Going "North" / "South" / Somewhere Else? Traveling?
This time of year many people are thinking about heading "back home" or taking a trip. This leads to interesting computer considerations. How can personal information be kept safe while traveling? What is the easiest way to move files? What about address books and calendars: how can they be up to date on all computers?
Some people travel with their primary computer, thus keeping access to all files, addresses, calendar information, settings, and familiar computer environment. This brings attention to the security implications of traveling with one small box that contains all of your personal information. Unlike the 90's, there is nobody today who cares to steal a computer for the value of the computer hardware. The hardware value is negligible relative to the value of the information. As any bank representative will tell you, it takes much less information than you may realize to start the process of identity theft. You may already have firewalls installed at your home that protect your computer while it is physically there, but what about in another home or while it's connected to a public network such as at an airport, coffee house, etc.? Computers that are connected to public networks and/or unprotected Internet connections are primary targets for theft of personal information. Protection, however, is simple. Set up one house or office with a "VPN Firewall" and then your information will be safe regardless of where you are. The way it works is simple: your computer connects to your private firewall from anywhere in the world. Once that connection is made, you are protected from surrounding computers just as if you were carrying that firewall with you. These small VPN firewalls protect your computer when it is in your possession, but what happens if your computer is lost or stolen? Passwords do not protect personal information. There is only one thing that keeps information private if a computer falls into the wrong hands: encryption. By using WDE (whole disk encryption) your files cannot be interpreted by any other party, even if someone physically has your computer. When your computer turns on, it prompts for the decryption key. If that key is not entered, no data can be interpreted.
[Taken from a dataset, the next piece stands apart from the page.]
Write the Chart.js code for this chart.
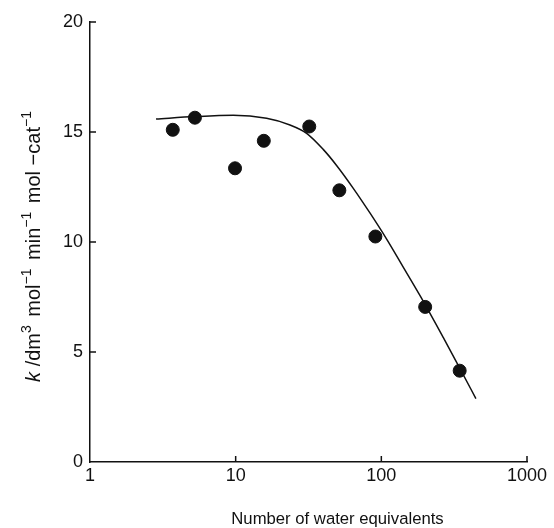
<!DOCTYPE html>
<html>
<head>
<meta charset="utf-8">
<script src="https://cdn.jsdelivr.net/npm/chart.js@4.4.1/dist/chart.umd.min.js"></script>
<style>
  html, body { margin: 0; padding: 0; background: #fff; }
  #wrap { width: 554px; height: 528px; position: relative; }
</style>
</head>
<body>
<div id="wrap"><canvas id="rateChart"></canvas></div>
<script>
// measured points (number of water equivalents vs rate constant)
const waterEq = [3.7, 5.25, 9.9, 15.6, 32, 51.5, 91, 200, 345];
const rateK = [15.1, 15.65, 13.35, 14.6, 15.25, 12.35, 10.25, 7.05, 4.15];

// fitted curve
const curveX = [2.84, 5.26, 9.63, 16.3, 23.6, 30.7, 39.9, 49.3, 64.2, 83.5, 109, 141, 184, 266, 346, 446];
const curveY = [15.59, 15.7, 15.76, 15.62, 15.32, 14.94, 14.21, 13.48, 12.44, 11.32, 10.12, 8.87, 7.57, 5.66, 4.26, 2.88];

const xTicks = [1, 10, 100, 1000];
const yTicks = [0, 5, 10, 15, 20];

const xTitle = 'Number of water equivalents';
// y title pieces: [text, style]  style: 'i' italic, 's' superscript, '' normal
const yTitleParts = [['k', 'i'], [' /dm', ''], ['3', 's'], [' mol', ''], ['\u22121', 's'],
  [' min', ''], ['\u22121', 's'], [' mol \u2212cat', ''], ['\u22121', 's']];

const ink = '#111';
const fontFam = '"Liberation Sans", Arial, Helvetica, sans-serif';

// tick marks point into the plot
const inwardTicks = {
  id: 'inwardTicks',
  afterDraw(chart) {
    const { ctx, chartArea, scales } = chart;
    ctx.save();
    ctx.strokeStyle = ink;
    ctx.lineWidth = 1.5;
    ctx.beginPath();
    xTicks.slice(1).forEach(v => {
      const px = scales.x.getPixelForValue(v);
      ctx.moveTo(px, chartArea.bottom);
      ctx.lineTo(px, chartArea.bottom - 6);
    });
    yTicks.slice(1).forEach(v => {
      const py = scales.y.getPixelForValue(v);
      ctx.moveTo(chartArea.left, py);
      ctx.lineTo(chartArea.left + 6, py);
    });
    ctx.stroke();
    ctx.restore();
  }
};

// axis titles: y rotated with italic k and superscripts, x shifted right as in the figure
const titlePlugin = {
  id: 'axisTitles',
  afterDraw(chart) {
    const { ctx, chartArea } = chart;
    const base = 20, sup = 14, gap = 3;
    const fontOf = s => (s === 'i' ? 'italic ' : '') + (s === 's' ? sup : base) + 'px ' + fontFam;
    let total = 0;
    yTitleParts.forEach(([t, s]) => { ctx.font = fontOf(s); total += ctx.measureText(t).width + (s === 's' ? gap : 0); });
    ctx.save();
    ctx.fillStyle = ink;
    ctx.translate(40, 245);
    ctx.rotate(-Math.PI / 2);
    ctx.textBaseline = 'alphabetic';
    let x = -total / 2;
    yTitleParts.forEach(([t, s]) => {
      ctx.font = fontOf(s);
      ctx.fillText(t, x, s === 's' ? -9 : 0);
      x += ctx.measureText(t).width + (s === 's' ? gap : 0);
    });
    ctx.restore();

    ctx.save();
    ctx.fillStyle = ink;
    ctx.font = '16.7px ' + fontFam;
    ctx.textAlign = 'center';
    ctx.textBaseline = 'alphabetic';
    ctx.fillText(xTitle, (chartArea.left + chartArea.right) / 2 + 29, 524);
    ctx.restore();
  }
};

new Chart(document.getElementById('rateChart'), {
  type: 'scatter',
  data: {
    datasets: [
      {
        label: 'fit',
        data: curveX.map((x, i) => ({ x: x, y: curveY[i] })),
        showLine: true,
        borderColor: ink,
        borderWidth: 1.5,
        pointRadius: 0,
        cubicInterpolationMode: 'monotone',
        fill: false
      },
      {
        label: 'measured',
        data: waterEq.map((x, i) => ({ x: x, y: rateK[i] })),
        backgroundColor: ink,
        borderColor: ink,
        pointRadius: 6.5,
        pointHoverRadius: 6.5
      }
    ]
  },
  options: {
    responsive: true,
    maintainAspectRatio: false,
    animation: false,
    layout: { padding: { top: 22, right: 27, left: 0, bottom: 0 } },
    plugins: {
      legend: { display: false },
      tooltip: { enabled: false }
    },
    scales: {
      x: {
        type: 'logarithmic',
        min: 1,
        max: 1000,
        afterBuildTicks: s => { s.ticks = xTicks.map(v => ({ value: v })); },
        afterFit: s => { s.height = 66; },
        grid: { display: false, drawTicks: false },
        border: { display: true, color: ink, width: 1.5 },
        ticks: {
          color: ink,
          padding: 3,
          maxRotation: 0,
          font: { family: fontFam, size: 18 },
          callback: v => String(v)
        }
      },
      y: {
        min: 0,
        max: 20,
        afterBuildTicks: s => { s.ticks = yTicks.map(v => ({ value: v })); },
        afterFit: s => { s.width = 90; },
        grid: { display: false, drawTicks: false },
        border: { display: true, color: ink, width: 1.5 },
        ticks: {
          color: ink,
          padding: 7,
          font: { family: fontFam, size: 18 }
        }
      }
    }
  },
  plugins: [inwardTicks, titlePlugin]
});
</script>
</body>
</html>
Some find it easier to have separate computers in various locations. This obviously leads to the task of keeping files up to date across these computers. There are some handy options. "Cloud computing" services are providing residential and small business users with options that were previously only available to large organizations. One of the most convenient of these options is a "virtual file server"; you have your own file storage place, accessible to all of your computers, all the time, without having to own or maintain any equipment. These services can be less than $3 / month and they are really easy to use, working just like another folder on your computer. You work on files, save them and manage them in the same manner you do now. The only consideration is to be sensible with the information you save on your virtual file server; these are run by third-party companies so potentially your data could be available to any employee of that company. The best practice is to use your virtual file server for non-sensitive information or encrypt files before they are saved on the server.
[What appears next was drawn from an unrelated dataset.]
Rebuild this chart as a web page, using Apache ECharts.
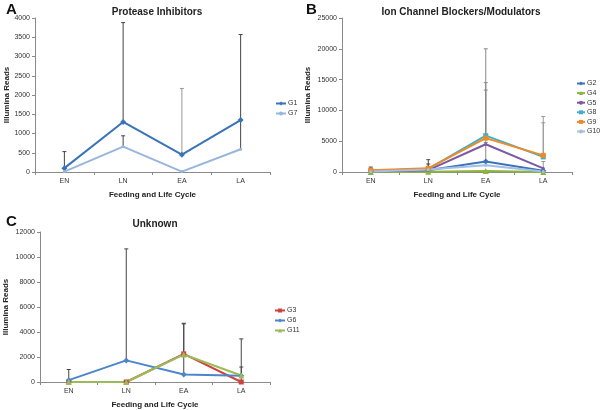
<!DOCTYPE html>
<html><head><meta charset="utf-8">
<script src="https://cdn.jsdelivr.net/npm/echarts@6/dist/echarts.min.js"></script>
<style>html,body{margin:0;padding:0;background:#fff}#c{width:600px;height:410px}</style>
</head><body><div id="c"></div>
<script>
const categories = ['EN','LN','EA','LA'];
// Panel A: Protease Inhibitors
const A_G1 = [100, 1300, 450, 1350];
const A_G7 = [10, 660, 10, 590];
const A_err = [[0,100,530,'#444'],[1,1300,3880,'#444'],[1,660,940,'#444'],[2,450,2170,'#999'],[3,590,3570,'#444']];
// Panel B: Ion Channel Blockers/Modulators
const B_G2 = [100, 300, 1700, 200];
const B_G4 = [0, 50, 150, 0];
const B_G5 = [100, 300, 4500, 600];
const B_G8 = [200, 500, 5900, 2450];
const B_G9 = [300, 600, 5500, 2700];
const B_G10 = [100, 400, 1100, 100];
const B_err = [[0,300,800,'#444'],[1,600,2000,'#444'],[1,500,1300,'#444'],[2,5900,20000,'#888'],[2,5500,14500,'#888'],[2,4500,13300,'#888'],[2,1700,4800,'#888'],[3,2700,9000,'#999'],[3,2450,8000,'#999'],[3,600,1700,'#999']];
// Panel C: Unknown
const C_G3 = [0, 0, 2250, 0];
const C_G6 = [150, 1730, 600, 500];
const C_G11 = [0, 0, 2200, 520];
const C_err = [[0,150,1000,'#444'],[1,1730,10650,'#444'],[2,2250,4700,'#444'],[2,600,4650,'#444'],[3,500,3450,'#444'],[3,0,1200,'#444']];

const axisCol = '#8a8a8a';
const lblStyle = {fontSize: 7, color: '#333', fontFamily: 'Liberation Sans'};
function xAxis(gi){
  return {type:'category', gridIndex:gi, data:categories, boundaryGap:true,
    axisLine:{lineStyle:{color:axisCol}}, axisTick:{show:true, length:3, lineStyle:{color:axisCol}},
    axisLabel:Object.assign({margin:6}, lblStyle),
    name:'Feeding and Life Cycle', nameLocation:'middle', nameGap:19,
    nameTextStyle:{fontSize:8, fontWeight:'bold', color:'#222', fontFamily:'Liberation Sans'}};
}
function yAxis(gi,max,interval,gap){
  return {type:'value', gridIndex:gi, min:0, max:max, interval:interval,
    axisLine:{show:true, lineStyle:{color:axisCol}}, axisTick:{show:true, length:3, lineStyle:{color:axisCol}},
    splitLine:{show:false}, axisLabel:Object.assign({margin:5, formatter:function(v){return String(v);}}, lblStyle),
    name:'Illumina Reads', nameLocation:'middle', nameGap:gap,
    nameTextStyle:{fontSize:8, fontWeight:'bold', color:'#222', fontFamily:'Liberation Sans'}};
}
function lineS(name, gi, data, color, symbol, size){
  return {type:'line', name:name, xAxisIndex:gi, yAxisIndex:gi, data:data,
    lineStyle:{color:color, width:2}, itemStyle:{color:color},
    symbol:symbol, symbolSize:size||5, z:3};
}
function errS(gi, data){
  return {type:'custom', xAxisIndex:gi, yAxisIndex:gi, data:data, z:2, silent:true,
    encode:{x:0, y:[1,2]},
    renderItem:function(params, api){
      const lo = api.coord([api.value(0), api.value(1)]);
      const hi = api.coord([api.value(0), api.value(2)]);
      const col = data[params.dataIndex][3];
      return {type:'group', children:[
        {type:'line', shape:{x1:lo[0], y1:lo[1], x2:hi[0], y2:hi[1]}, style:{stroke:col, lineWidth:1}},
        {type:'line', shape:{x1:hi[0]-2, y1:hi[1], x2:hi[0]+2, y2:hi[1]}, style:{stroke:col, lineWidth:1}}
      ]};
    }};
}
const legendBase = {orient:'vertical', itemWidth:10, itemHeight:5, itemGap:3, padding:0,
  textStyle:{fontSize:7, color:'#333', fontFamily:'Liberation Sans', padding:[0,0,0,-3]}};
const titleStyle = {fontSize:10, fontWeight:'bold', color:'#222', fontFamily:'Liberation Sans'};
const letterStyle = {fontSize:15, fontWeight:'bold', color:'#111', fontFamily:'Liberation Sans'};

const chart = echarts.init(document.getElementById('c'), null, {renderer:'canvas'});
chart.setOption({
  animation:false,
  backgroundColor:'#fff',
  title:[
    {text:'Protease Inhibitors', left:152, top:2, textAlign:'center', textStyle:titleStyle},
    {text:'Ion Channel Blockers/Modulators', left:456, top:2, textAlign:'center', textStyle:titleStyle},
    {text:'Unknown', left:150, top:214, textAlign:'center', textStyle:titleStyle},
    {text:'A', left:1, top:-3, textStyle:letterStyle},
    {text:'B', left:301, top:-3, textStyle:letterStyle},
    {text:'C', left:1, top:209, textStyle:letterStyle}
  ],
  grid:[
    {left:35, top:18, width:235, height:154},
    {left:342, top:18, width:230, height:154},
    {left:40, top:232, width:230, height:153}
  ],
  xAxis:[xAxis(0), xAxis(1), xAxis(2)],
  yAxis:[yAxis(0,4000,500,24), yAxis(1,25000,5000,30), yAxis(2,12000,2000,30)],
  legend:[
    Object.assign({}, legendBase, {left:275, top:100, data:['G1','G7']}),
    Object.assign({}, legendBase, {left:576, top:80, data:['G2','G4','G5','G8','G9','G10'], itemWidth:8, itemGap:2.6}),
    Object.assign({}, legendBase, {left:274, top:307, data:['G3','G6','G11'], itemGap:3})
  ],
  series:[
    errS(0, A_err),
    lineS('G1',0,A_G1,'#3a73b8','diamond',6),
    lineS('G7',0,A_G7,'#98b6dc','circle',3),
    errS(1, B_err),
    lineS('G2',1,B_G2,'#3b74bb','diamond',6),
    lineS('G4',1,B_G4,'#8db43f','triangle',6),
    lineS('G5',1,B_G5,'#7b5aa3','circle',3),
    lineS('G8',1,B_G8,'#3fb0cc','rect',5),
    lineS('G9',1,B_G9,'#f08a24','rect',5),
    lineS('G10',1,B_G10,'#a4bfe3','circle',3),
    errS(2, C_err),
    lineS('G3',2,C_G3,'#d0413d','rect',5),
    lineS('G6',2,C_G6,'#4a86c9','diamond',6),
    lineS('G11',2,C_G11,'#9bbb59','triangle',6)
  ]
});
</script></body></html>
Calendars, address books, e-mail folders, task lists, etc. can also be handled by cloud computing services. Exchange accounts are becoming increasingly popular as they provide a low cost way to conveniently have all of this information instantly accessible to any computer you use, including PDAs. If you add an address, that address will be available on the next computer you use. If an e-mail is moved into a certain folder, that sorting will be realized by all computers. Anyone who uses multiple computers along with currently using, or wishing to use, a calendar, address book, etc. will find an Exchange account to be incredibly convenient and very inexpensive.
2010 provides many options to ease the convenience of traveling while providing protection from the growing threats of data / identity theft. With the decreasing prices of internet services such as DSL, Cable, FiOS, Satellite, etc., people find they can easily add cloud computing services such as Exchange and virtual file servers without adjusting their annual Internet budgets.